Selain itu, kurangnya anggaran semakin menekan tenaga kerja yang tersisa, yang terkadang dibebani dengan tugas tambahan yang menyebabkan jam kerja mereka diperpanjang.
Tabrakan Paling Mematikan
Sebelum kecelakaan hari Ahad (15/1/2023), Reuters melaporkan, setidaknya 273 orang telah tewas di negara itu dalam 17 kecelakaan udara sejak tahun 2000.
15 Januari 2023: Sebuah pesawat ATR 72 bermesin ganda yang membawa 72 orang, dioperasikan oleh Yeti Airlines Nepal, jatuh di Pokhara, menewaskan sedikitnya 68 orang.
Itu adalah kecelakaan udara terburuk di negara itu sejak 1992.
29 Mei 2022: Enam belas warga Nepal, empat India, dan dua Jerman tewas di pesawat De Havilland Canada DHC-6-300 Twin Otter yang jatuh 15 menit setelah lepas landas dari Pokhara, 125 km (80 mil) barat Kathmandu.

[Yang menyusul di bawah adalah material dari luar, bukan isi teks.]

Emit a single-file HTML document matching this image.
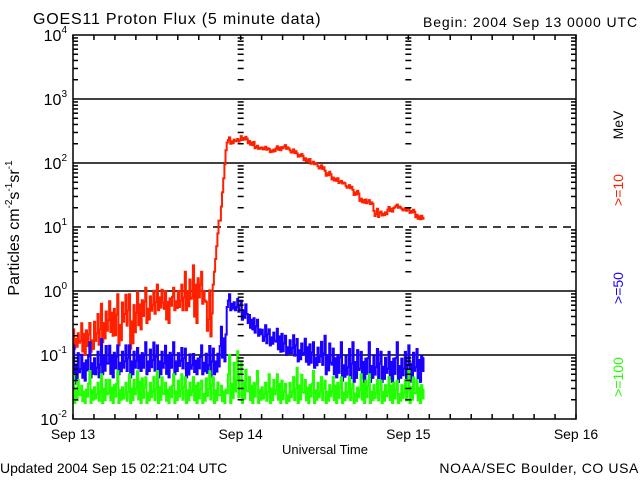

12 Maret 2018: Lima puluh satu dari 71 orang di pesawat Bangladesh yang dioperasikan oleh US-Bangla Airlines tewas saat jatuh dalam cuaca mendung saat hendak mendarat di bandara berbukit di ibu kota Nepal.
24 Februari 2016: Sebuah pesawat kecil jatuh saat cuaca buruk, menewaskan 23 orang di dalamnya. Pesawat Twin Otter yang dioperasikan oleh Tara Air sedang dalam penerbangan dari Pokhara.
28 September 2012: Sebuah pesawat kecil Dornier yang digerakkan baling-baling jatuh setelah seekor burung menabrak tak lama setelah lepas landas dari Kathmandu, menewaskan 19 orang, termasuk tujuh penumpang Inggris dan lima penumpang China.